--- Data section ---
+++

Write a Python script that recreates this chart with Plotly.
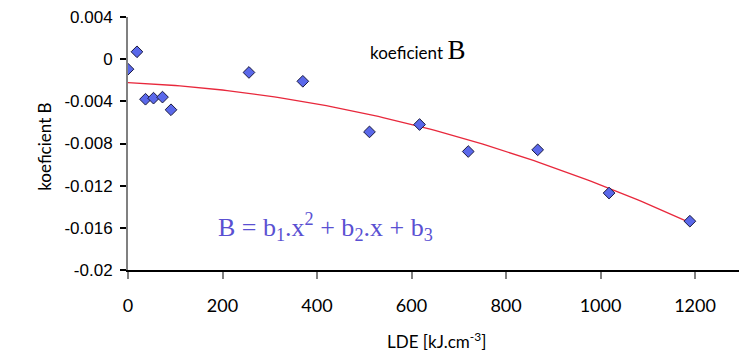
import numpy as np
import plotly.graph_objects as go

# Data
lde = [0, 19, 37, 54, 73, 91, 256, 370, 511, 617, 720, 867, 1018, 1189]
koef_b = [-0.00095, 0.0007, -0.0038, -0.0037, -0.0036, -0.0048, -0.00126,
          -0.0021, -0.0069, -0.0062, -0.00876, -0.0086, -0.0127, -0.01537]
x_ticks = [0, 200, 400, 600, 800, 1000, 1200]
y_ticks = [0.004, 0, -0.004, -0.008, -0.012, -0.016, -0.02]
y_tick_text = ["0.004", "0", "-0.004", "-0.008", "-0.012", "-0.016", "-0.02"]

# polynomial (2nd order) trendline, as Excel draws it
coef = np.polyfit(lde, koef_b, 2)
xf = np.linspace(0, max(lde), 120)
yf = np.polyval(coef, xf)

fig = go.Figure()
fig.add_trace(go.Scatter(x=xf, y=yf, mode="lines",
                         line=dict(color="#e8283c", width=1.3),
                         hoverinfo="skip", showlegend=False))
fig.add_trace(go.Scatter(x=lde, y=koef_b, mode="markers",
                         marker=dict(symbol="diamond", size=9, color="#5a68ea",
                                     line=dict(color="#1a1a40", width=1)),
                         showlegend=False))

fig.update_layout(
    width=739, height=352,
    margin=dict(l=128, r=0, t=17, b=82),
    paper_bgcolor="white", plot_bgcolor="white",
    xaxis=dict(range=[0, 1293], tickvals=x_ticks, ticktext=[str(v) for v in x_ticks],
               showgrid=False, zeroline=False,
               showline=True, linecolor="black", linewidth=1.5,
               ticks="outside", ticklen=7, tickwidth=2, tickcolor="#808080",
               ticklabelstandoff=12,
               tickfont=dict(family="Lato, Open Sans, sans-serif", size=18, color="black")),
    yaxis=dict(range=[-0.02, 0.004], tickvals=y_ticks, ticktext=y_tick_text,
               showgrid=False, zeroline=False,
               showline=True, linecolor="#808080", linewidth=2,
               ticks="outside", ticklen=6, tickwidth=1.5, tickcolor="black",
               ticklabelstandoff=4,
               tickfont=dict(family="Liberation Sans, Arial, sans-serif", size=17, color="black")),
    annotations=[
        dict(text="koeficient B", xref="paper", yref="paper", x=0, y=0.485,
             xshift=-96, textangle=-90, showarrow=False,
             font=dict(family="Lato, Open Sans, sans-serif", size=17, color="black")),
        dict(text="LDE [kJ.cm<sup>-3</sup>]", xref="paper", yref="paper", x=0.505, y=0,
             yshift=-70, yanchor="middle", showarrow=False,
             font=dict(family="Lato, Open Sans, sans-serif", size=17, color="black")),
        dict(text="koeficient <span style='font-family:Liberation Serif, serif; font-size:27px'>B</span>",
             xref="paper", yref="paper", x=0.474, y=0.87, xanchor="center", yanchor="middle",
             showarrow=False,
             font=dict(family="Lato, Open Sans, sans-serif", size=17, color="black")),
        dict(text="B = b<sub>1</sub>.x<sup>2</sup> + b<sub>2</sub>.x + b<sub>3</sub>",
             xref="paper", yref="paper", x=0.144, y=0.17, xanchor="left", yanchor="middle",
             showarrow=False,
             font=dict(family="Liberation Serif, serif", size=26, color="#5a50d2")),
    ],
)

fig.write_html("out.html")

+++

--- Written request ---
Every line of the material is to be quoted exactly, with no pictures carried over.

--- Written solution ---
Write a Python script that recreates this chart with Plotly.
import numpy as np
import plotly.graph_objects as go

# Data
lde = [0, 19, 37, 54, 73, 91, 256, 370, 511, 617, 720, 867, 1018, 1189]
koef_b = [-0.00095, 0.0007, -0.0038, -0.0037, -0.0036, -0.0048, -0.00126,
          -0.0021, -0.0069, -0.0062, -0.00876, -0.0086, -0.0127, -0.01537]
x_ticks = [0, 200, 400, 600, 800, 1000, 1200]
y_ticks = [0.004, 0, -0.004, -0.008, -0.012, -0.016, -0.02]
y_tick_text = ["0.004", "0", "-0.004", "-0.008", "-0.012", "-0.016", "-0.02"]

# polynomial (2nd order) trendline, as Excel draws it
coef = np.polyfit(lde, koef_b, 2)
xf = np.linspace(0, max(lde), 120)
yf = np.polyval(coef, xf)

fig = go.Figure()
fig.add_trace(go.Scatter(x=xf, y=yf, mode="lines",
                         line=dict(color="#e8283c", width=1.3),
                         hoverinfo="skip", showlegend=False))
fig.add_trace(go.Scatter(x=lde, y=koef_b, mode="markers",
                         marker=dict(symbol="diamond", size=9, color="#5a68ea",
                                     line=dict(color="#1a1a40", width=1)),
                         showlegend=False))

fig.update_layout(
    width=739, height=352,
    margin=dict(l=128, r=0, t=17, b=82),
    paper_bgcolor="white", plot_bgcolor="white",
    xaxis=dict(range=[0, 1293], tickvals=x_ticks, ticktext=[str(v) for v in x_ticks],
               showgrid=False, zeroline=False,
               showline=True, linecolor="black", linewidth=1.5,
               ticks="outside", ticklen=7, tickwidth=2, tickcolor="#808080",
               ticklabelstandoff=12,
               tickfont=dict(family="Lato, Open Sans, sans-serif", size=18, color="black")),
    yaxis=dict(range=[-0.02, 0.004], tickvals=y_ticks, ticktext=y_tick_text,
               showgrid=False, zeroline=False,
               showline=True, linecolor="#808080", linewidth=2,
               ticks="outside", ticklen=6, tickwidth=1.5, tickcolor="black",
               ticklabelstandoff=4,
               tickfont=dict(family="Liberation Sans, Arial, sans-serif", size=17, color="black")),
    annotations=[
        dict(text="koeficient B", xref="paper", yref="paper", x=0, y=0.485,
             xshift=-96, textangle=-90, showarrow=False,
             font=dict(family="Lato, Open Sans, sans-serif", size=17, color="black")),
        dict(text="LDE [kJ.cm<sup>-3</sup>]", xref="paper", yref="paper", x=0.505, y=0,
             yshift=-70, yanchor="middle", showarrow=False,
             font=dict(family="Lato, Open Sans, sans-serif", size=17, color="black")),
        dict(text="koeficient <span style='font-family:Liberation Serif, serif; font-size:27px'>B</span>",
             xref="paper", yref="paper", x=0.474, y=0.87, xanchor="center", yanchor="middle",
             showarrow=False,
             font=dict(family="Lato, Open Sans, sans-serif", size=17, color="black")),
        dict(text="B = b<sub>1</sub>.x<sup>2</sup> + b<sub>2</sub>.x + b<sub>3</sub>",
             xref="paper", yref="paper", x=0.144, y=0.17, xanchor="left", yanchor="middle",
             showarrow=False,
             font=dict(family="Liberation Serif, serif", size=26, color="#5a50d2")),
    ],
)

fig.write_html("out.html")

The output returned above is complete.